A diferencia de los saludos y agasajos de rigor que preceden a los discursos en sí, y que normalmente se cumplen de una forma determinada sujeta a ciertos parámetros, el contenido o texto de las alocuciones –en puridad- no está sujeto a una aprobación o conformidad previa, por lo que, dicho rápido y mal, el disertante tiene bastante libertad para expresarse. Esto es perfectamente entendible en consideración a que, dada la jerarquía/rango/posición del llamado a hablar, se presupone que sus palabras tendrán relación con el evento en cuestión y los temas conexos directa e indirectamente al mismo, y el lenguaje será apropiado y acorde al público.
El uso adecuado del micrófono, asociado a los parlantes, permite al orador dirigirse a las personas hablando como lo haría normalmente en un grupo reducido, no siendo necesario alzar la voz. Como bien decía don Humberto Rubín “el que tiene el micrófono no necesita gritar”. Y desde la comodidad del escenario o púlpito, o sencillamente desde el lugar en que se encuentre, puede tener la certeza de contar con la atención del público, dependiendo esto último en gran parte de lo que tenga para decirle y la forma en que lo haga, siendo importante que ambos aspectos coincidan y vayan de la mano.
Hasta aquí todo bien… o casi. Porque estando claras las reglas del juego, no siempre se respetan, y en demasiadas ocasiones debemos soportar estoicamente discursos sin sentido, escuchar ideas repetidas o, lo que es peor, que se nos falte descaradamente al respecto citando cifras, porcentajes y estadísticas que no existen. Muy propensos a esto último son los políticos, expertos en menospreciar la capacidad de sus espectadores, acostumbrados como están a públicos sumisos sin demasiadas expectativas, por lo que argumentan y repiten las mismas letanías ante plateas mucho más críticas.
“Pasá pues tu micrófono”, le gustaba decir a una tía cuando uno se iba de charla teniendo el mate en la mano, y con ello interrumpía el valorado timing de la ronda, donde todos esperaban ansiosos su turno para sorber el amargo y delicioso vicio. De forma similar, existen los torturadores que gustan de explayarse innecesariamente haciendo abuso de la situación, provocando con ello la hilaridad y aburrimiento del público cautivo, por un lado, y por el otro eventualmente enterrando las ideas manifestadas, que siendo quizás buenas pierden atractivo justamente por repetirse o extenderse demasiado en su explicación.

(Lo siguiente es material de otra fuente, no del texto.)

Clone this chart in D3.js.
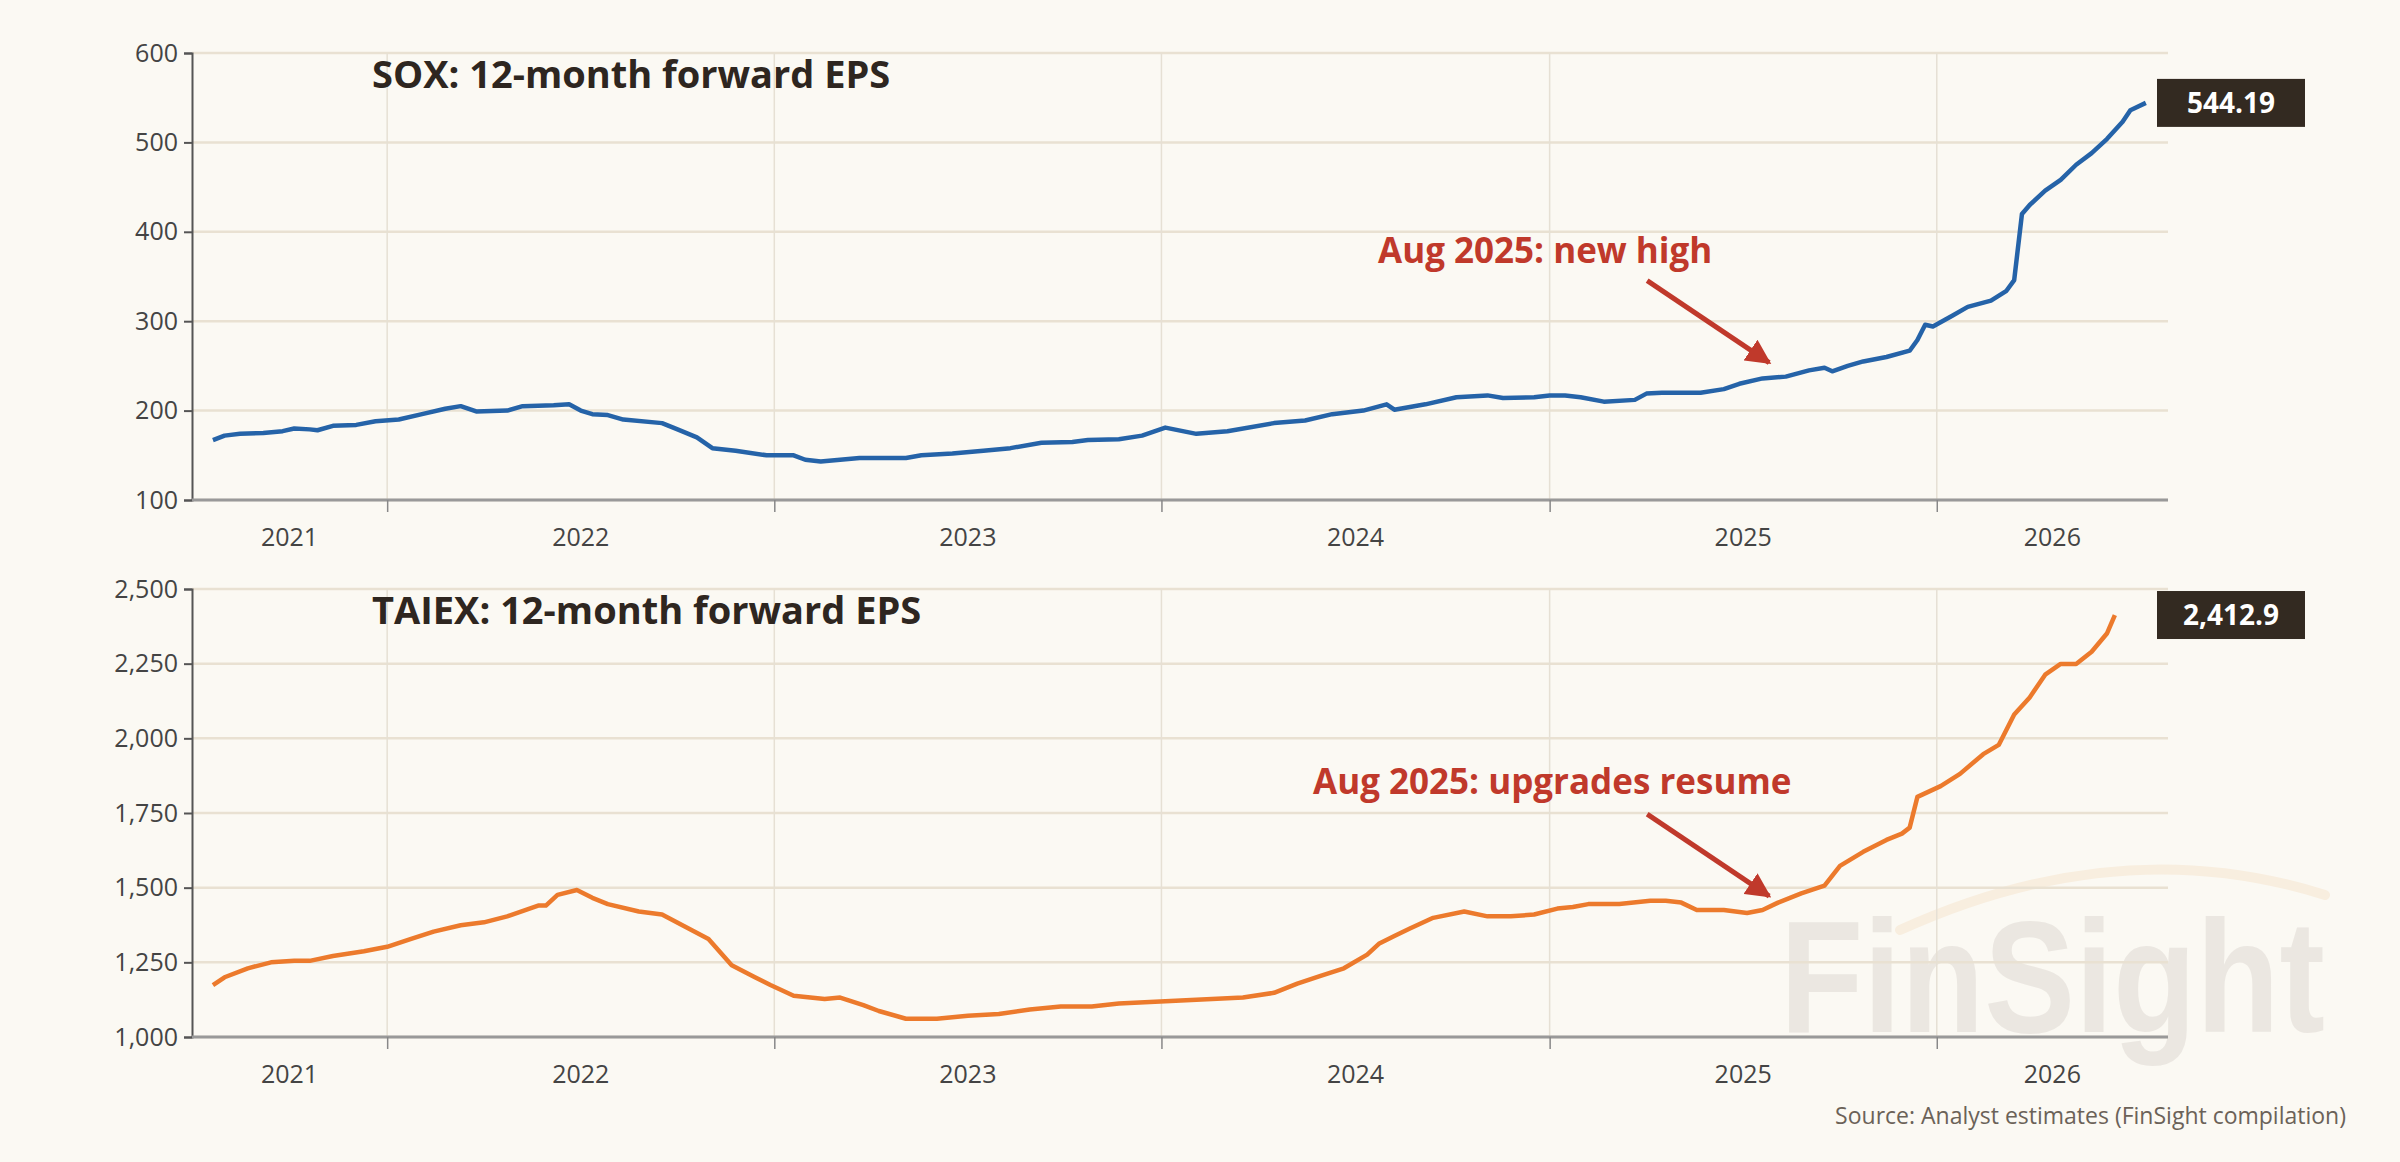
<!DOCTYPE html>
<html><head><meta charset="utf-8">
<script src="https://cdn.jsdelivr.net/npm/d3@7"></script>
<style>body{margin:0;background:#fbf9f3;}svg{display:block;}</style>
</head><body><svg id="c" width="2400" height="1162"></svg>
<script>
const soxT=[2021.55,2021.58,2021.62,2021.68,2021.73,2021.76,2021.80,2021.82,2021.86,2021.92,2021.97,2022.03,2022.09,2022.15,2022.19,2022.23,2022.31,2022.35,2022.43,2022.47,2022.50,2022.53,2022.57,2022.61,2022.71,2022.75,2022.80,2022.84,2022.90,2022.98,2023.05,2023.08,2023.12,2023.22,2023.34,2023.38,2023.46,2023.54,2023.61,2023.69,2023.77,2023.81,2023.89,2023.95,2024.01,2024.09,2024.17,2024.29,2024.37,2024.44,2024.52,2024.58,2024.60,2024.68,2024.76,2024.84,2024.88,2024.96,2025.00,2025.04,2025.08,2025.14,2025.22,2025.25,2025.29,2025.39,2025.45,2025.49,2025.55,2025.61,2025.67,2025.71,2025.73,2025.77,2025.81,2025.87,2025.93,2025.95,2025.97,2025.99,2026.04,2026.08,2026.14,2026.18,2026.20,2026.22,2026.24,2026.28,2026.32,2026.36,2026.40,2026.44,2026.48,2026.50,2026.54];
const soxV=[167,172,174,175,177,180,179,178,183,184,188,190,196,202,205,199,200,205,206,207,200,196,195,190,186,179,170,158,155,150,150,145,143,147,147,150,152,155,158,164,165,167,168,172,181,174,177,186,189,196,200,207,201,207,215,217,214,215,217,217,215,210,212,219,220,220,224,230,236,238,245,248,244,250,255,260,267,279,296,294,306,316,323,334,346,420,430,446,458,475,488,504,523,536,544.19];
const taiT=[2021.55,2021.58,2021.64,2021.70,2021.76,2021.80,2021.86,2021.94,2022.00,2022.06,2022.12,2022.19,2022.25,2022.31,2022.39,2022.41,2022.44,2022.49,2022.53,2022.57,2022.65,2022.71,2022.77,2022.83,2022.89,2022.95,2022.99,2023.05,2023.13,2023.17,2023.23,2023.27,2023.34,2023.42,2023.50,2023.58,2023.66,2023.74,2023.82,2023.89,2023.97,2024.05,2024.13,2024.21,2024.29,2024.35,2024.41,2024.47,2024.53,2024.56,2024.60,2024.64,2024.70,2024.78,2024.84,2024.90,2024.96,2025.02,2025.06,2025.10,2025.18,2025.26,2025.30,2025.34,2025.38,2025.45,2025.51,2025.55,2025.59,2025.65,2025.71,2025.75,2025.81,2025.87,2025.91,2025.93,2025.95,2026.01,2026.06,2026.12,2026.16,2026.20,2026.24,2026.28,2026.32,2026.36,2026.40,2026.44,2026.46];
const taiV=[1174,1200,1230,1250,1255,1255,1271,1287,1302,1328,1353,1374,1384,1404,1440,1440,1476,1492,1466,1445,1420,1410,1369,1328,1240,1200,1174,1138,1127,1132,1107,1087,1061,1061,1071,1077,1092,1102,1102,1112,1117,1122,1127,1132,1148,1179,1205,1230,1276,1312,1338,1363,1399,1420,1404,1404,1410,1430,1435,1445,1445,1456,1456,1450,1425,1425,1415,1425,1450,1481,1507,1573,1620,1660,1681,1701,1804,1840,1881,1947,1978,2080,2137,2213,2249,2249,2290,2352,2412.9];
const years=[2021,2022,2023,2024,2025,2026];
const soxTicks=[100,200,300,400,500,600];
const taiTicks=[1000,1250,1500,1750,2000,2250,2500];
const titles=["SOX: 12-month forward EPS","TAIEX: 12-month forward EPS"];
const notes=["Aug 2025: new high","Aug 2025: upgrades resume"];
const noteT=2025.58;

const FONT="'Open Sans',sans-serif";
const svg=d3.select("#c");
const dec2date=t=>{const y=Math.floor(t);const s=new Date(y,0,1),e=new Date(y+1,0,1);return new Date(+s+(t-y)*(e-s));};
const x=d3.scaleTime().domain([new Date(2021,6,1),new Date(2026,7,7)]).range([192,2168]);

// watermark (behind everything)
const wm=svg.append("g");
wm.append("path").attr("d","M1900,930 Q2120,830 2325,895").attr("fill","none").attr("stroke","#f8eedf").attr("stroke-width",10).attr("stroke-linecap","round");
wm.append("text").attr("x",1780).attr("y",1032).attr("font-family","'Liberation Sans',sans-serif").attr("font-weight","bold").attr("font-size",160).attr("textLength",545).attr("lengthAdjust","spacingAndGlyphs").attr("fill","#ebe7e1").text("FinSight");

function panel(T,V,ticks,domain,top,bot,color,title,fmt,lbl){
  const y=d3.scaleLinear().domain(domain).range([bot,top]);
  const g=svg.append("g");
  g.selectAll(".hg").data(ticks).join("line").attr("x1",192).attr("x2",2168).attr("y1",d=>y(d)).attr("y2",d=>y(d)).attr("stroke","#e9e1d2").attr("stroke-width",2.5);
  const yt=years.slice(1).map(yr=>new Date(yr,0,1));
  g.selectAll(".vg").data(yt).join("line").attr("x1",d=>x(d)).attr("x2",d=>x(d)).attr("y1",top).attr("y2",bot).attr("stroke","#e6e0d4").attr("stroke-width",1.5);
  const ya=g.append("g").attr("transform","translate(192,0)").call(d3.axisLeft(y).tickValues(ticks).tickFormat(fmt).tickSize(8).tickPadding(6));
  ya.select(".domain").attr("stroke","#555").attr("stroke-width",2);
  ya.selectAll(".tick line").attr("stroke","#555").attr("stroke-width",2);
  ya.selectAll("text").attr("font-family",FONT).attr("font-size",25).attr("fill","#444");
  const xa=g.append("g").attr("transform",`translate(0,${bot})`).call(d3.axisBottom(x).tickValues(yt).tickFormat("").tickSize(12));
  xa.select(".domain").attr("stroke","#999").attr("stroke-width",3).attr("d",`M192,0H2168`);
  xa.selectAll(".tick line").attr("stroke","#888").attr("stroke-width",1.5);
  g.selectAll(".yl").data(years).join("text").attr("x",yr=>{const a=Math.max(+new Date(yr,0,1),+x.domain()[0]),b=Math.min(+new Date(yr+1,0,1),+x.domain()[1]);return x(new Date((a+b)/2));}).attr("y",bot+46).attr("text-anchor","middle").attr("font-family",FONT).attr("font-size",25).attr("fill","#444").text(d=>d);
  const pts=T.map((t,i)=>({d:dec2date(t),v:V[i]}));
  g.append("path").datum(pts).attr("d",d3.line().x(p=>x(p.d)).y(p=>y(p.v))).attr("fill","none").attr("stroke",color).attr("stroke-width",4.5).attr("stroke-linejoin","round");
  g.append("text").attr("x",372).attr("y",top+35).attr("font-family",FONT).attr("font-weight","bold").attr("font-size",38).attr("fill","#2e2620").text(title);
  const last=pts[pts.length-1];
  const by=y(last.v);
  g.append("rect").attr("x",2157).attr("y",by-24).attr("width",148).attr("height",48).attr("fill","#332a21");
  g.append("text").attr("x",2231).attr("y",by+10).attr("text-anchor","middle").attr("font-family",FONT).attr("font-weight","bold").attr("font-size",28).attr("fill","#fff").text(lbl);
  return {y,g};
}
const p1=panel(soxT,soxV,soxTicks,[100,600],53,500,"#2563a8",titles[0],d3.format("d"),"544.19");
const p2=panel(taiT,taiV,taiTicks,[1000,2500],589,1037,"#ec7a2c",titles[1],d3.format(","),"2,412.9");

const defs=svg.append("defs");
defs.append("marker").attr("id","ah").attr("viewBox","0 0 10 10").attr("refX",9).attr("refY",5).attr("markerWidth",5).attr("markerHeight",5).attr("orient","auto").append("path").attr("d","M0,0L10,5L0,10z").attr("fill","#c0392b");
const red="#c0392b";
function note(text,tx,ty,yscale,vv){
  svg.append("text").attr("x",tx).attr("y",ty).attr("font-family",FONT).attr("font-weight","bold").attr("font-size",35).attr("fill",red).text(text);
  const ex=x(dec2date(noteT))-5, ey=yscale(vv)-14;
  svg.append("line").attr("x1",ex-122).attr("y1",ey-82).attr("x2",ex).attr("y2",ey).attr("stroke",red).attr("stroke-width",5).attr("marker-end","url(#ah)");
}
note(notes[0],1378,263,p1.y,238);
note(notes[1],1313,794,p2.y,1425);

svg.append("text").attr("x",2346).attr("y",1124).attr("text-anchor","end").attr("font-family",FONT).attr("font-size",23).attr("fill","#6b6258").text("Source: Analyst estimates (FinSight compilation)");
</script></body></html>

El micrófono merece respecto: En el marco de un certamen musical bastante famoso a nivel latinoamericano, varios años atrás un artista nacional, de reputación bien ganada a lo largo de su carrera, disgustado por la decisión de los miembros del jurado en la elección del tema y cantante ganadores, no encontró mejor manera de demostrar su desazón que arrojándoles el mismo micrófono con el que no había sabido ganarse en el escenario el premio en cuestión. A la par de hacernos quedar mal como país anfitrión, desprestigió a esa herramienta que le daba – por lo menos hasta ese momento- de comer, y el berrinche le costó caro, porque le limitaron el acceso al mismo por mucho tiempo, cosa que sin dudas debe tener un costo alto en ese rubro tan competitivo.
Ejercer el uso de la palabra es un privilegio, a la par que un enorme compromiso. Al igual que un DJ va cambiando los temas observando la forma en que se mueve la gente en la pista de baile, el disertante deberá “leer” en la postura física, los rostros, el mayor o menor silencio y por ende atención del auditorio y muchos otros aspectos la llegada que está teniendo, y continuar –o no- de la misma forma o introduciendo cambios, y llegado el caso, incluso acortar su participación. Porque finalmente, no hay mejor discurso que aquél que es corto, y si no es bueno mejor que sea más acotado aún. Para el caso, aplica a medida aquél dicho “Si ya estás en el hoyo, no caves”.